Phelan is not from California, but invoking the Golden State is Texas Republican slang for high treason, liberalism, or both.
Here is the core of the disagreement. Texas has a $32 billion tax surplus for the fiscal year, largely because of sales tax revenue. Republicans want to spend a huge chunk of that on a property tax relief bill, a key gimme for their constituents who tend to be homeowners more than Democrats. This, they all agree on.
However, the House and the Senate have passed two very different bills. The Senate bill offers $16.5 billion in relief by raising the homestead exemption from $40,000 to $70,000. The House bill instead reduces appraisal caps from 10 percent to 5 percent. What that means is that the longer a person owns a home, the less property tax they will pay over time. New home buyers, though, could get saddled with enormous taxes.

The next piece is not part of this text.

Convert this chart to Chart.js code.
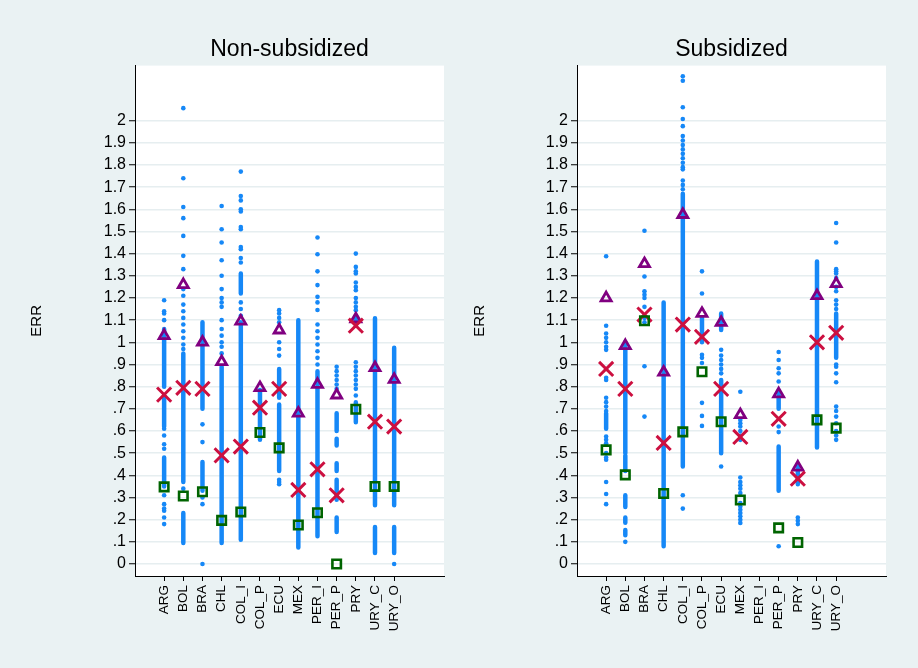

Patrick isn’t completely out of left field in likening the House plan to California’s infamous Proposition 13 that passed in 1978. While it’s undoubtedly been good for people who want to buy and stay in the same home for the rest of their lives, as well as promoting neighborhood stability, it’s had the negative effect of delaying new homebuyers more people stay in their houses. Not surprisingly, the system has generally benefited wealthy white neighborhoods over those of people of color. In many cases, it is cheaper from a tax standpoint to stay in a mansion than to buy a three-bedroom house.
Despite the long history of study on the impact of Proposition 13, Phelan is standing by the House proposal.
“Our proposal is just as popular as the Senate’s proposal,” Phelan said after the House bill passed.
House Republicans have also accused Senate Republicans of falsely inflating the popularity of their property tax bill with surveys done by industry groups with deep ties to the bill’s architect, Paul Bettencourt (R-Houston). It is true that the way the survey was worded does seem to inflict bias on the responders, and the connections between Bettencourt and the survey’s conductors, the Texas Association of Property Tax Professionals, are verifiable.
Meanwhile, Patrick may be playing another game altogether. Stinging from the House rebuke of the school voucher bill he and Governor Greg Abbott have been championing in the Senate, Patrick has declared himself ready to hold up the necessary budget bills in order to get his way on vouchers. This means that the property tax issue, which is already very contentious, may also become a pawn in the fight to send taxpayer dollars to religious schools.